#### What the task asks
Reply only with how many lines contain the word "that".
━━ Given data ━━
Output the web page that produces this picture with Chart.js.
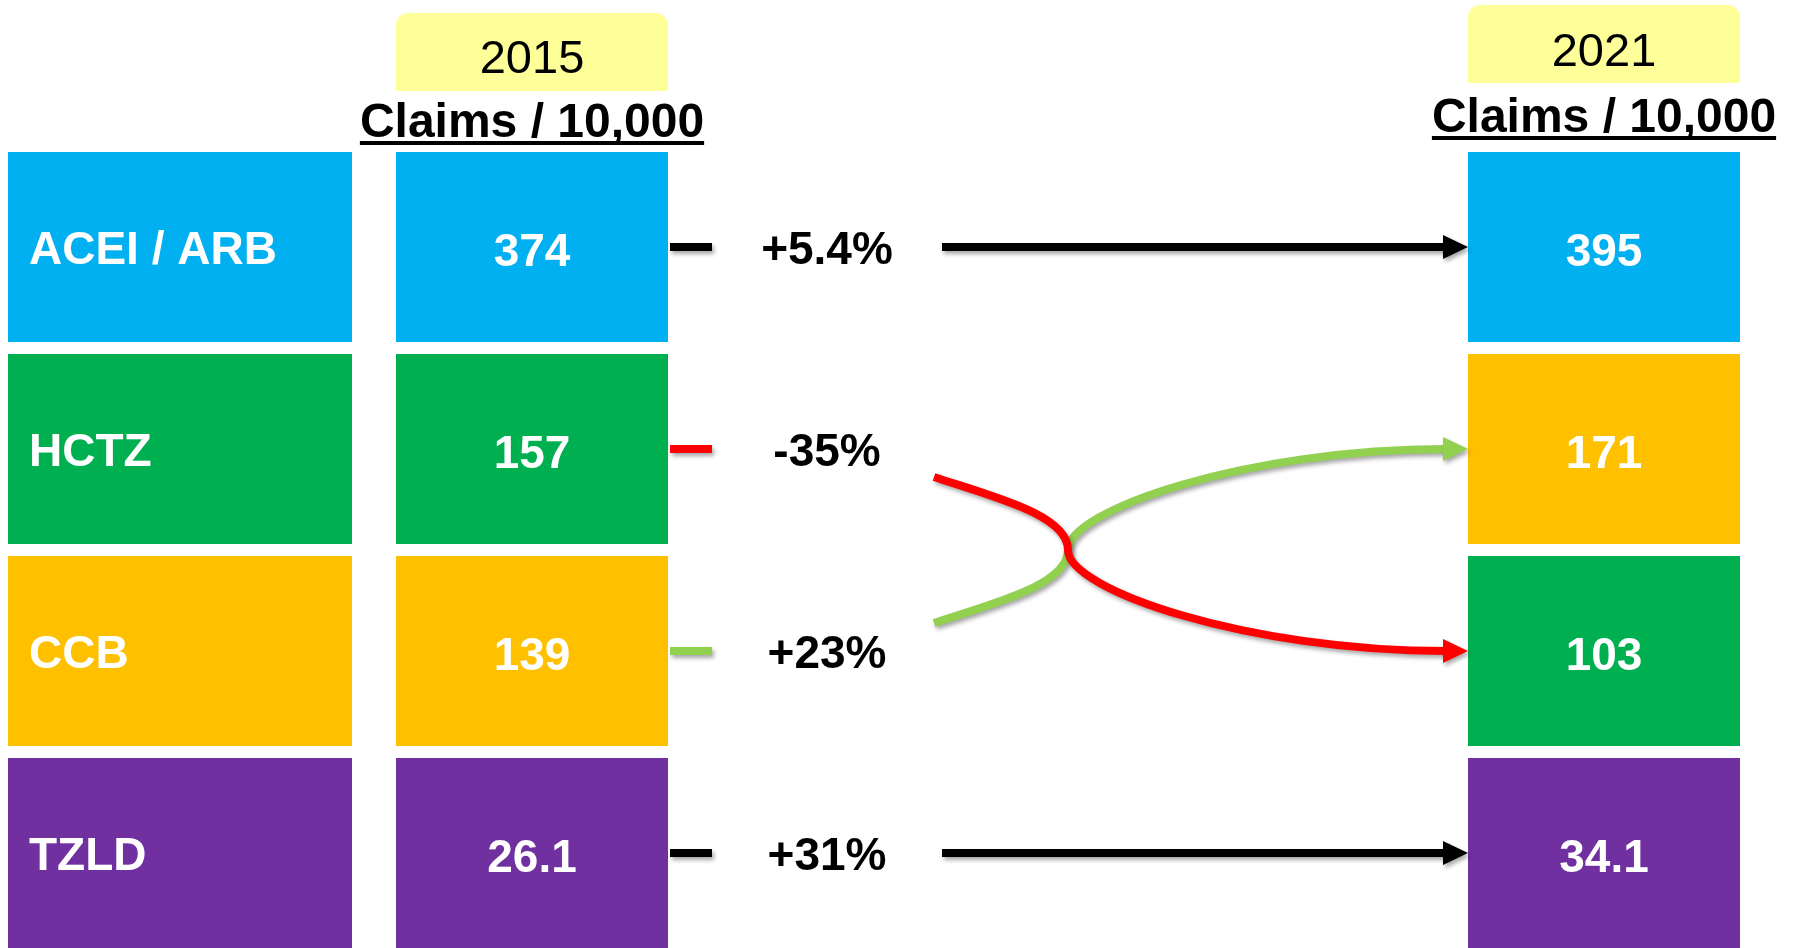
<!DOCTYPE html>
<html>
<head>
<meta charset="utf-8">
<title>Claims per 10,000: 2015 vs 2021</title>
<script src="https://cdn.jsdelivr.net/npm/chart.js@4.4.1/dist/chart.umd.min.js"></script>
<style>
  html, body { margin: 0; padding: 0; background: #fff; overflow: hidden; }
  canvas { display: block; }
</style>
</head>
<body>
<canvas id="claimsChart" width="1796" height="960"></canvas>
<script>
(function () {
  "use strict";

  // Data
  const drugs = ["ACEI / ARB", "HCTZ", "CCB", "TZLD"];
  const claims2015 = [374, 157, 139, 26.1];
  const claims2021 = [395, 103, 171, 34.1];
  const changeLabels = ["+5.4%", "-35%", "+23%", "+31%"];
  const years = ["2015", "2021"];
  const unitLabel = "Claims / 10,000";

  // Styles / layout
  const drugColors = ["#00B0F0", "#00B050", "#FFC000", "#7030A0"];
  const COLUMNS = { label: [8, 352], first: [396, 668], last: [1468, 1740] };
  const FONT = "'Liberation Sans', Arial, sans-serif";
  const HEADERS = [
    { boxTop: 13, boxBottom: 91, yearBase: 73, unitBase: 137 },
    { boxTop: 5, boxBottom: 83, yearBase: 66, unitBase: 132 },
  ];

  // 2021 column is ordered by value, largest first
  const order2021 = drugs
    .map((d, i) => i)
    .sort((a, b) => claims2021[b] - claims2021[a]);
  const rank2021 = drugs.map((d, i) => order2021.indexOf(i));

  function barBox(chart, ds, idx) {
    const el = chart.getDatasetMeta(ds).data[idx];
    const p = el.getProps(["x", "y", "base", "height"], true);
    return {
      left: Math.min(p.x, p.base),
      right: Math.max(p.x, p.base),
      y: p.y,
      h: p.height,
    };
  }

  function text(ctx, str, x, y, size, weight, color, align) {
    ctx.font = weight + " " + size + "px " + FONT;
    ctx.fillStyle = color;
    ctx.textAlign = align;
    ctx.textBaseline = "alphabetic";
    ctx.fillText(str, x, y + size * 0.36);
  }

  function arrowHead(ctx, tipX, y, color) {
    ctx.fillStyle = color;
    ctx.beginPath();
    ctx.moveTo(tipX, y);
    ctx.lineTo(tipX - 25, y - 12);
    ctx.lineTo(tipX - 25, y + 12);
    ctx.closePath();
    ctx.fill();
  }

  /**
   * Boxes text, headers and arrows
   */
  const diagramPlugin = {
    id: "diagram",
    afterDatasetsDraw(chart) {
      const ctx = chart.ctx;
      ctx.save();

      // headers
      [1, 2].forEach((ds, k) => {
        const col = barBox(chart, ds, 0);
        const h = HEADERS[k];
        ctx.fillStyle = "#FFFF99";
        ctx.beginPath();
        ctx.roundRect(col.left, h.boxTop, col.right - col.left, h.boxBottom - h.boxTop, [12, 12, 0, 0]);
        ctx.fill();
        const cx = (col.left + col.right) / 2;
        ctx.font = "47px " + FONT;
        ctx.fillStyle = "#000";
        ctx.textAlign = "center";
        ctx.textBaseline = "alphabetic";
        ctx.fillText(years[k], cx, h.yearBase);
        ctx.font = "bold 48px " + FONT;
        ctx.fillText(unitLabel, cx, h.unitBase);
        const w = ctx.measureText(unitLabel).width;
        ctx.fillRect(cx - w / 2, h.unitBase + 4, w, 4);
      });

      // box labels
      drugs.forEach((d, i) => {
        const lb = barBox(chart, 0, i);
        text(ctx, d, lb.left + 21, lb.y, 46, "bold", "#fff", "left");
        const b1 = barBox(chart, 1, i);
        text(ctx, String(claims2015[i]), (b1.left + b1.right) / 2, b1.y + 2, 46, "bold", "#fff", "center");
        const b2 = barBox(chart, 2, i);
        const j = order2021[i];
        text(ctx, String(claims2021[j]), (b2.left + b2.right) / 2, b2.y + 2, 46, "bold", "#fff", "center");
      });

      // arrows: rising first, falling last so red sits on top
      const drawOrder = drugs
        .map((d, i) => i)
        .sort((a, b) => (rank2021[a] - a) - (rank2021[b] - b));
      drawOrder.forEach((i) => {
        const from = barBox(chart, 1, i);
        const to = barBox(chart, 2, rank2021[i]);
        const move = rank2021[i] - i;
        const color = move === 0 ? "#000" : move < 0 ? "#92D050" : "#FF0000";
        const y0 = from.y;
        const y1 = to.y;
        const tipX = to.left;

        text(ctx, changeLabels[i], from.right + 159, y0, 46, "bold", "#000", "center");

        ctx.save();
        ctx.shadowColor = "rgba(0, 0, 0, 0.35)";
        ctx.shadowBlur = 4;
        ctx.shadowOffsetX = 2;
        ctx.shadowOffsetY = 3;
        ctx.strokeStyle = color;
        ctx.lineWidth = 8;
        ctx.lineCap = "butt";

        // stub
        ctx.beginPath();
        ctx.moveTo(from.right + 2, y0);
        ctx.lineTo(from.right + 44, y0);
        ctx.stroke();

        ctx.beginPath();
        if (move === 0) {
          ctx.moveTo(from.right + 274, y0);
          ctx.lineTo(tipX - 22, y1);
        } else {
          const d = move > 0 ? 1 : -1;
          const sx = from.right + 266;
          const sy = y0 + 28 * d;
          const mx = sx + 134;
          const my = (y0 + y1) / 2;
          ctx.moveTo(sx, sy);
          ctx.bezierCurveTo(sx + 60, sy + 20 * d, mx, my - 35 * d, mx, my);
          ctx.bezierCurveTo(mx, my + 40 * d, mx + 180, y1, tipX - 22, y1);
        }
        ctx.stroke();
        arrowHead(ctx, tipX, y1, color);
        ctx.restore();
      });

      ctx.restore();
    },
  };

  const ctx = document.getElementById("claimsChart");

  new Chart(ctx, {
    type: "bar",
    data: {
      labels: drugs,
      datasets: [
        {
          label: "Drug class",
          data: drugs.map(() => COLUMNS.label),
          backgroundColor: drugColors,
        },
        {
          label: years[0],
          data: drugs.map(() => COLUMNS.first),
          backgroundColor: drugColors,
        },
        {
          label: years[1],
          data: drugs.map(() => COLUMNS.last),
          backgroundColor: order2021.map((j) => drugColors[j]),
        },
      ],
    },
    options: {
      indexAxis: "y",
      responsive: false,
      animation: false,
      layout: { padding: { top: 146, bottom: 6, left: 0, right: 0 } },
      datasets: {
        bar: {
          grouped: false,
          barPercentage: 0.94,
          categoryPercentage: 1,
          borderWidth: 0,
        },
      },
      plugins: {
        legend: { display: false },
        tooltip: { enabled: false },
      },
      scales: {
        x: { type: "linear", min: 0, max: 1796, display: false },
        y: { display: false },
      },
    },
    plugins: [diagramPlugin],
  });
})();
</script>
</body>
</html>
━━━
━━ Given data ━━
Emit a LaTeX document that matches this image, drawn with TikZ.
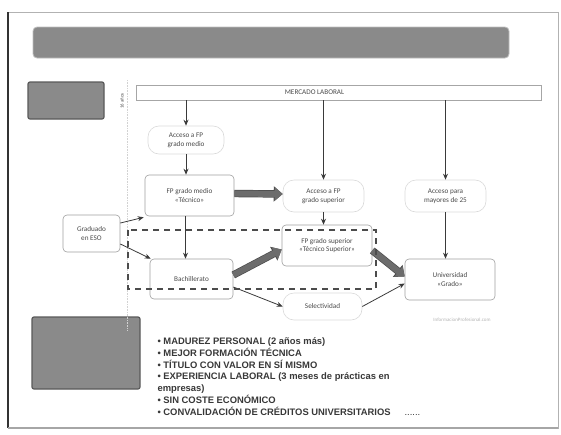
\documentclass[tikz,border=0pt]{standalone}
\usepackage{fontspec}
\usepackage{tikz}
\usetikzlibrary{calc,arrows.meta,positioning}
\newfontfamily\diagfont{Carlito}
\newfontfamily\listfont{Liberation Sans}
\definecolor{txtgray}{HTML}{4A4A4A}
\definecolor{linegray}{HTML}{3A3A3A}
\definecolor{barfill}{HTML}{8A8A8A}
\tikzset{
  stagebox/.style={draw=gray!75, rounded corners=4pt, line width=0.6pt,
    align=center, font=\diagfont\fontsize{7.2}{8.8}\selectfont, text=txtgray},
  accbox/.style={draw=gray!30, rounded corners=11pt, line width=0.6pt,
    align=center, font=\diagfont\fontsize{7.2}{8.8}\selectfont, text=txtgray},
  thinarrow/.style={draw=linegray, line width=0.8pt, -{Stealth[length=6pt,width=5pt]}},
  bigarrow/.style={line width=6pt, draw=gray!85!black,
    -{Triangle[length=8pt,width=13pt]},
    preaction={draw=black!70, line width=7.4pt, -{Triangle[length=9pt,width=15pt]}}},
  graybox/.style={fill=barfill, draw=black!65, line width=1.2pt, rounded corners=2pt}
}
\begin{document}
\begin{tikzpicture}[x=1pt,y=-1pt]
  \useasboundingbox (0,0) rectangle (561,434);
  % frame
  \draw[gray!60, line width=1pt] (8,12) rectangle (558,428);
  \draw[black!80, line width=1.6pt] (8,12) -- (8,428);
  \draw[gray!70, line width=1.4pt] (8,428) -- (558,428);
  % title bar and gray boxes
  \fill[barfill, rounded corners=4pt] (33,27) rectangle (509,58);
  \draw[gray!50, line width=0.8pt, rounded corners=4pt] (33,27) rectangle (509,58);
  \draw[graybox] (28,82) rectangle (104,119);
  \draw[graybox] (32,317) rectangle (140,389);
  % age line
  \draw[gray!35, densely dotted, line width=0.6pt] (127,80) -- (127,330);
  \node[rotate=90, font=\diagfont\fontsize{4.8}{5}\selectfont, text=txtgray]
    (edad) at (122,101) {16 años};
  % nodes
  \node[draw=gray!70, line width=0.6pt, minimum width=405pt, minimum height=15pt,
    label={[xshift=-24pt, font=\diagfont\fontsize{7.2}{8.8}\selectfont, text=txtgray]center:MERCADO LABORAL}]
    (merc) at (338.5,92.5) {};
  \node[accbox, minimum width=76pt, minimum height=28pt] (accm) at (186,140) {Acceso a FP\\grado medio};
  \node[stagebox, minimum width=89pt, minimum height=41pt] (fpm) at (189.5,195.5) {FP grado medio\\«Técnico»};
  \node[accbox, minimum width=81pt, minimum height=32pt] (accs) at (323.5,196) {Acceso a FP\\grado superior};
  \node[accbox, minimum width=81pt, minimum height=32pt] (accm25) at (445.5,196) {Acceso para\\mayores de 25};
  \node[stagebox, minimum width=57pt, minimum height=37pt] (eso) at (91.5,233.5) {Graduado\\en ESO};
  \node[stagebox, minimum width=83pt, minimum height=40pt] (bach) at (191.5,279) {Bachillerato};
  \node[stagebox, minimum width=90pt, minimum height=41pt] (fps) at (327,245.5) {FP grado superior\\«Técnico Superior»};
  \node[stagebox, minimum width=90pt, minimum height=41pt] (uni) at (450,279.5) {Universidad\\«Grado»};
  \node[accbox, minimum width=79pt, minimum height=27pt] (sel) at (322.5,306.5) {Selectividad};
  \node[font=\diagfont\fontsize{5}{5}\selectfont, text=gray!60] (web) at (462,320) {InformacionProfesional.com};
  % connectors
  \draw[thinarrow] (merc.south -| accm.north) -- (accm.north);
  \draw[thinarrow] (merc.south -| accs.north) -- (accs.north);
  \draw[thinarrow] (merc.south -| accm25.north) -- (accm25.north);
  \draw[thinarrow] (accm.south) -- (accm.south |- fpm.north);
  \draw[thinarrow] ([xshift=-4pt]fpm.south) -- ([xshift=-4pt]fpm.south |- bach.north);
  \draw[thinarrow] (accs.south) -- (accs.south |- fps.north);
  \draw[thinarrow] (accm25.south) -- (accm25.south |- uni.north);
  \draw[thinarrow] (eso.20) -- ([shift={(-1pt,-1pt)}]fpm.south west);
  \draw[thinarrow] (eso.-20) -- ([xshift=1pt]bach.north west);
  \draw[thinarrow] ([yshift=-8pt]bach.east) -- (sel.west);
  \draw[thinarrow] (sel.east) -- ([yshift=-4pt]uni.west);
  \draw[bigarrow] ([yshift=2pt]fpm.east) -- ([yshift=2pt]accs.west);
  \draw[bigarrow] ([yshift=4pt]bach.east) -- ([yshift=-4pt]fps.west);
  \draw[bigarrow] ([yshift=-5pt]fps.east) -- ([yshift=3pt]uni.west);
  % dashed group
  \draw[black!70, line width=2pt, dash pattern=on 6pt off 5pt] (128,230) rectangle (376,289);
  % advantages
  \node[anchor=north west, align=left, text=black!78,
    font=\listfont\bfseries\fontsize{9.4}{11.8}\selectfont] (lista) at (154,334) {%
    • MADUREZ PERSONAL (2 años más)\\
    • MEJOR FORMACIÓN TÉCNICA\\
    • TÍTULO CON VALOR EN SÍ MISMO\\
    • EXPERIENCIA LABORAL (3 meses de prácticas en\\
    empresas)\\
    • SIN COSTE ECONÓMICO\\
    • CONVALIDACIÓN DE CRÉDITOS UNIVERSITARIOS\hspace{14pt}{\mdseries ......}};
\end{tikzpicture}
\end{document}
━━━
#### Written solution
2